## START
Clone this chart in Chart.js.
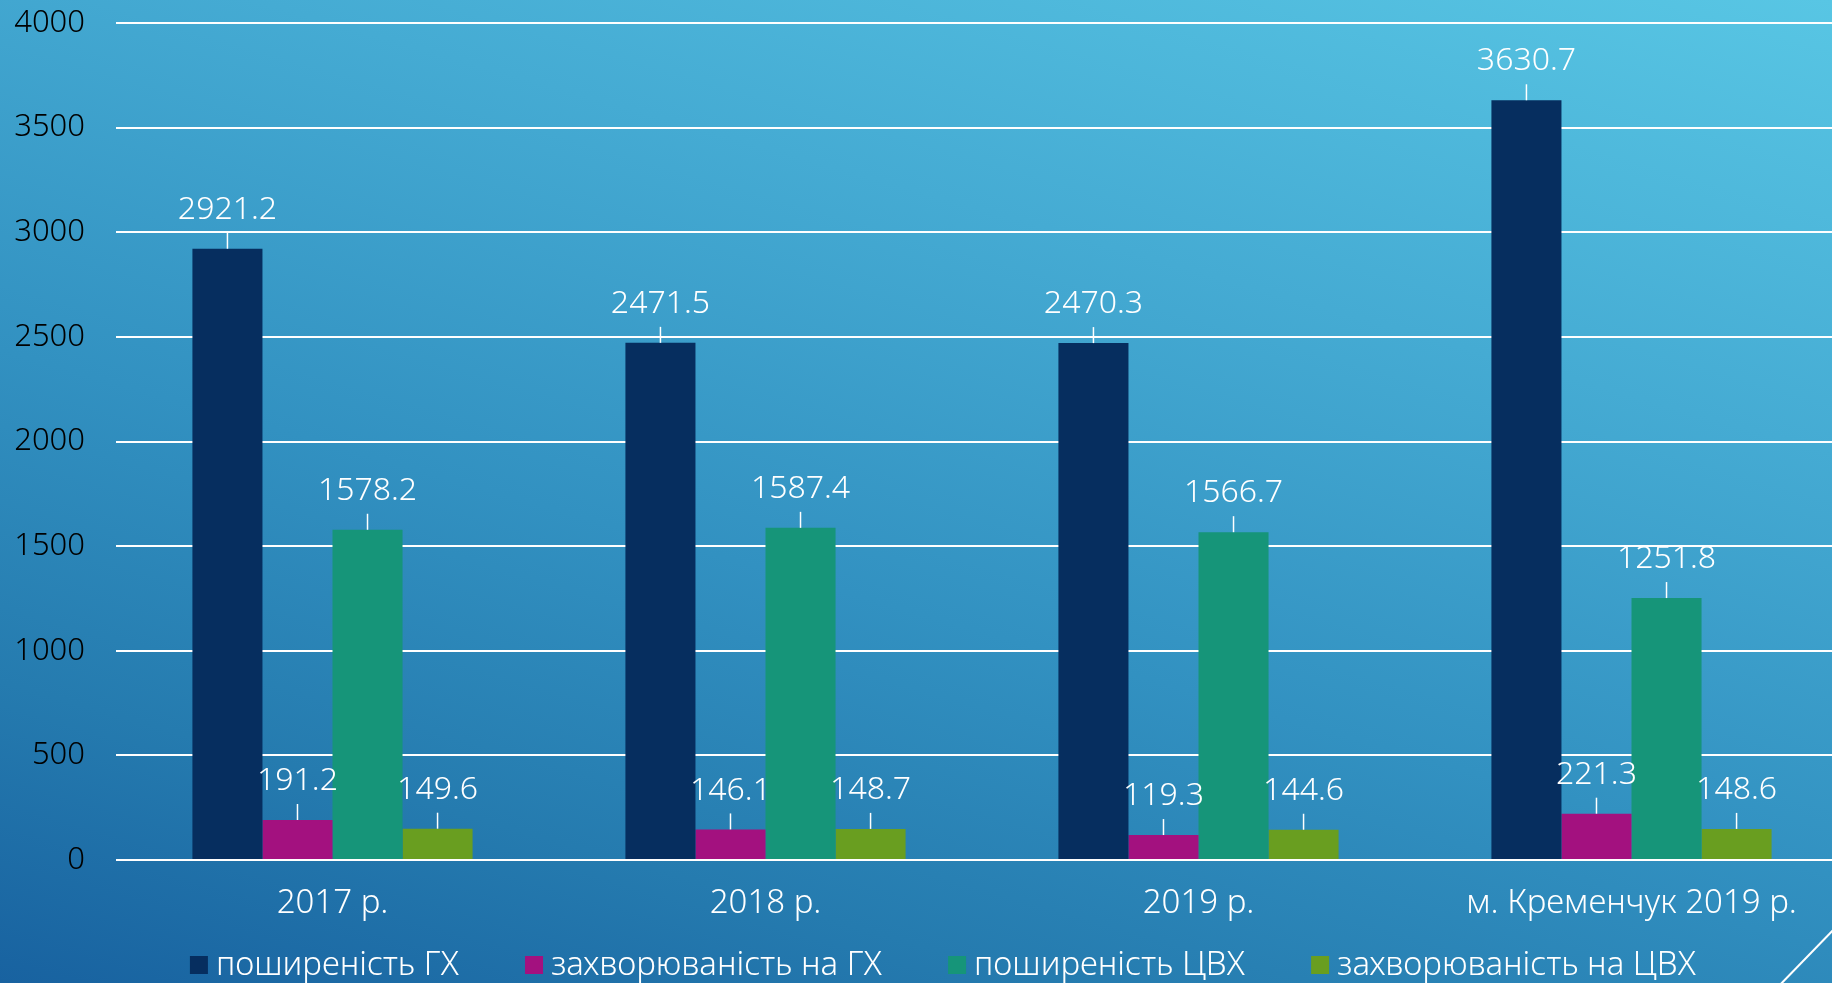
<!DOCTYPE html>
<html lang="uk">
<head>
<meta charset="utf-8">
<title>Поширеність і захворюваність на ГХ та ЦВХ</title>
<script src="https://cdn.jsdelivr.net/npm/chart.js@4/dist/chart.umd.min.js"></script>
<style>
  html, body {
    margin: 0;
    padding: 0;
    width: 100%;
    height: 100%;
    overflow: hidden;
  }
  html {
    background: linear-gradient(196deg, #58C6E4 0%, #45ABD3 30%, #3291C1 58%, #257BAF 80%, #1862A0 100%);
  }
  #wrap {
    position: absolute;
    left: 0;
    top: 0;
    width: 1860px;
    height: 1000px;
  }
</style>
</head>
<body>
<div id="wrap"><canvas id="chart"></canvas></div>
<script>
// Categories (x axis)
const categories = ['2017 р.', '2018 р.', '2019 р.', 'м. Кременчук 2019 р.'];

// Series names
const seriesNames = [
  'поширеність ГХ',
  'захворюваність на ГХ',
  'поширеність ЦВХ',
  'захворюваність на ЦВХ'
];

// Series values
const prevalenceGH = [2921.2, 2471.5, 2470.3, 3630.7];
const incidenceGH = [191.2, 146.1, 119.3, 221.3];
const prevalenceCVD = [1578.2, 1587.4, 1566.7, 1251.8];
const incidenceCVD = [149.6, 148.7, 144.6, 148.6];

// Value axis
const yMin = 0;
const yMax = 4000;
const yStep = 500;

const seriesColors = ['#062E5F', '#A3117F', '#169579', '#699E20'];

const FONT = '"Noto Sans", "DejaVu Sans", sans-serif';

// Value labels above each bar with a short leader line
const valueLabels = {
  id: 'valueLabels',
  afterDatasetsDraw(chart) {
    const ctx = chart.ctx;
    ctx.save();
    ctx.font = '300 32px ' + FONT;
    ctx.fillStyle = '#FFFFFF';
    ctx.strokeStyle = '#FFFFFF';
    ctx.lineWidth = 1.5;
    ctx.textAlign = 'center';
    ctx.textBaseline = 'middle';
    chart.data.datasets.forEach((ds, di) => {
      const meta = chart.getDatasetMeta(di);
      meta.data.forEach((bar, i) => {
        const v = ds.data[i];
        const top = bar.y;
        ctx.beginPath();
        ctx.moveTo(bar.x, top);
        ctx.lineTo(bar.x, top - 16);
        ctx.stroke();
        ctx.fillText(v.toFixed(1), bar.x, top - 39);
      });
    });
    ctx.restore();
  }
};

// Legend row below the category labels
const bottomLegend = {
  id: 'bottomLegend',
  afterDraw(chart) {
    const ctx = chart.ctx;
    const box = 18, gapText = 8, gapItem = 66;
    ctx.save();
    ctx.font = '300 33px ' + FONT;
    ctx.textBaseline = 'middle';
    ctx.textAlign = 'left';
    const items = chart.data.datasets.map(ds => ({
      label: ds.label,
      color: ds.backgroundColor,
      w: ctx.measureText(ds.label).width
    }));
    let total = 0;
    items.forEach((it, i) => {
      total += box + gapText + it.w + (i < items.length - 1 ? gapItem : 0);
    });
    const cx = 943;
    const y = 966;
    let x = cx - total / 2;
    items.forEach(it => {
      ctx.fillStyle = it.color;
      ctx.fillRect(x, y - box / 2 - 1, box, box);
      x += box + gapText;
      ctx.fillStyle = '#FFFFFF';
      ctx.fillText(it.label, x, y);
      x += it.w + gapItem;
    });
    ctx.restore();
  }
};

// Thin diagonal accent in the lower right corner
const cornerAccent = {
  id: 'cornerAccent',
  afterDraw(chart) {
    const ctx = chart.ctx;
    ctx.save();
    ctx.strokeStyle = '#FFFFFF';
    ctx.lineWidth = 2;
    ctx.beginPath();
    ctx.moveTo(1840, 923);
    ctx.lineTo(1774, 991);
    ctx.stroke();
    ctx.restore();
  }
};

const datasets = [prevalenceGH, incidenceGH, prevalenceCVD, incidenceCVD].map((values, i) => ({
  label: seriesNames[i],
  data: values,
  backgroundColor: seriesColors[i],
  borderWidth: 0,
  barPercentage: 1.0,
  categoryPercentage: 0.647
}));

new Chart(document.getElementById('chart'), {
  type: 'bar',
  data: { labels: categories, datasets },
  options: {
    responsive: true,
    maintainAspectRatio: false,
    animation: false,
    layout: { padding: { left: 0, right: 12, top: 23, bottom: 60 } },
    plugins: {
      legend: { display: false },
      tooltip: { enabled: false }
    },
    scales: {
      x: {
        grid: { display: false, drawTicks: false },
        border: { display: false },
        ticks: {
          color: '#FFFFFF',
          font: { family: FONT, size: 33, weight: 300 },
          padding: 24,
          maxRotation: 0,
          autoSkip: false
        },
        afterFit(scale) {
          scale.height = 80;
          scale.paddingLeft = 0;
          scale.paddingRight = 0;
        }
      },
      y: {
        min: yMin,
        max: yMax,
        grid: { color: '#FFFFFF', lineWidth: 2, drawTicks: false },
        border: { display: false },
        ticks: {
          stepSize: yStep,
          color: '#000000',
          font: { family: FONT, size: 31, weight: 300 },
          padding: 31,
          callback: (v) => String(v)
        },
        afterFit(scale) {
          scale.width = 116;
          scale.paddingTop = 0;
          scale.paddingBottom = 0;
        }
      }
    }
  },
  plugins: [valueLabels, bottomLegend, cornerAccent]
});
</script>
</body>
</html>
## END
STATED PROBLEM
Every line of the data should be copied as it stands, without the images.

PROBLEM SOLUTION
Clone this chart in Chart.js.
<!DOCTYPE html>
<html lang="uk">
<head>
<meta charset="utf-8">
<title>Поширеність і захворюваність на ГХ та ЦВХ</title>
<script src="https://cdn.jsdelivr.net/npm/chart.js@4/dist/chart.umd.min.js"></script>
<style>
  html, body {
    margin: 0;
    padding: 0;
    width: 100%;
    height: 100%;
    overflow: hidden;
  }
  html {
    background: linear-gradient(196deg, #58C6E4 0%, #45ABD3 30%, #3291C1 58%, #257BAF 80%, #1862A0 100%);
  }
  #wrap {
    position: absolute;
    left: 0;
    top: 0;
    width: 1860px;
    height: 1000px;
  }
</style>
</head>
<body>
<div id="wrap"><canvas id="chart"></canvas></div>
<script>
// Categories (x axis)
const categories = ['2017 р.', '2018 р.', '2019 р.', 'м. Кременчук 2019 р.'];

// Series names
const seriesNames = [
  'поширеність ГХ',
  'захворюваність на ГХ',
  'поширеність ЦВХ',
  'захворюваність на ЦВХ'
];

// Series values
const prevalenceGH = [2921.2, 2471.5, 2470.3, 3630.7];
const incidenceGH = [191.2, 146.1, 119.3, 221.3];
const prevalenceCVD = [1578.2, 1587.4, 1566.7, 1251.8];
const incidenceCVD = [149.6, 148.7, 144.6, 148.6];

// Value axis
const yMin = 0;
const yMax = 4000;
const yStep = 500;

const seriesColors = ['#062E5F', '#A3117F', '#169579', '#699E20'];

const FONT = '"Noto Sans", "DejaVu Sans", sans-serif';

// Value labels above each bar with a short leader line
const valueLabels = {
  id: 'valueLabels',
  afterDatasetsDraw(chart) {
    const ctx = chart.ctx;
    ctx.save();
    ctx.font = '300 32px ' + FONT;
    ctx.fillStyle = '#FFFFFF';
    ctx.strokeStyle = '#FFFFFF';
    ctx.lineWidth = 1.5;
    ctx.textAlign = 'center';
    ctx.textBaseline = 'middle';
    chart.data.datasets.forEach((ds, di) => {
      const meta = chart.getDatasetMeta(di);
      meta.data.forEach((bar, i) => {
        const v = ds.data[i];
        const top = bar.y;
        ctx.beginPath();
        ctx.moveTo(bar.x, top);
        ctx.lineTo(bar.x, top - 16);
        ctx.stroke();
        ctx.fillText(v.toFixed(1), bar.x, top - 39);
      });
    });
    ctx.restore();
  }
};

// Legend row below the category labels
const bottomLegend = {
  id: 'bottomLegend',
  afterDraw(chart) {
    const ctx = chart.ctx;
    const box = 18, gapText = 8, gapItem = 66;
    ctx.save();
    ctx.font = '300 33px ' + FONT;
    ctx.textBaseline = 'middle';
    ctx.textAlign = 'left';
    const items = chart.data.datasets.map(ds => ({
      label: ds.label,
      color: ds.backgroundColor,
      w: ctx.measureText(ds.label).width
    }));
    let total = 0;
    items.forEach((it, i) => {
      total += box + gapText + it.w + (i < items.length - 1 ? gapItem : 0);
    });
    const cx = 943;
    const y = 966;
    let x = cx - total / 2;
    items.forEach(it => {
      ctx.fillStyle = it.color;
      ctx.fillRect(x, y - box / 2 - 1, box, box);
      x += box + gapText;
      ctx.fillStyle = '#FFFFFF';
      ctx.fillText(it.label, x, y);
      x += it.w + gapItem;
    });
    ctx.restore();
  }
};

// Thin diagonal accent in the lower right corner
const cornerAccent = {
  id: 'cornerAccent',
  afterDraw(chart) {
    const ctx = chart.ctx;
    ctx.save();
    ctx.strokeStyle = '#FFFFFF';
    ctx.lineWidth = 2;
    ctx.beginPath();
    ctx.moveTo(1840, 923);
    ctx.lineTo(1774, 991);
    ctx.stroke();
    ctx.restore();
  }
};

const datasets = [prevalenceGH, incidenceGH, prevalenceCVD, incidenceCVD].map((values, i) => ({
  label: seriesNames[i],
  data: values,
  backgroundColor: seriesColors[i],
  borderWidth: 0,
  barPercentage: 1.0,
  categoryPercentage: 0.647
}));

new Chart(document.getElementById('chart'), {
  type: 'bar',
  data: { labels: categories, datasets },
  options: {
    responsive: true,
    maintainAspectRatio: false,
    animation: false,
    layout: { padding: { left: 0, right: 12, top: 23, bottom: 60 } },
    plugins: {
      legend: { display: false },
      tooltip: { enabled: false }
    },
    scales: {
      x: {
        grid: { display: false, drawTicks: false },
        border: { display: false },
        ticks: {
          color: '#FFFFFF',
          font: { family: FONT, size: 33, weight: 300 },
          padding: 24,
          maxRotation: 0,
          autoSkip: false
        },
        afterFit(scale) {
          scale.height = 80;
          scale.paddingLeft = 0;
          scale.paddingRight = 0;
        }
      },
      y: {
        min: yMin,
        max: yMax,
        grid: { color: '#FFFFFF', lineWidth: 2, drawTicks: false },
        border: { display: false },
        ticks: {
          stepSize: yStep,
          color: '#000000',
          font: { family: FONT, size: 31, weight: 300 },
          padding: 31,
          callback: (v) => String(v)
        },
        afterFit(scale) {
          scale.width = 116;
          scale.paddingTop = 0;
          scale.paddingBottom = 0;
        }
      }
    }
  },
  plugins: [valueLabels, bottomLegend, cornerAccent]
});
</script>
</body>
</html>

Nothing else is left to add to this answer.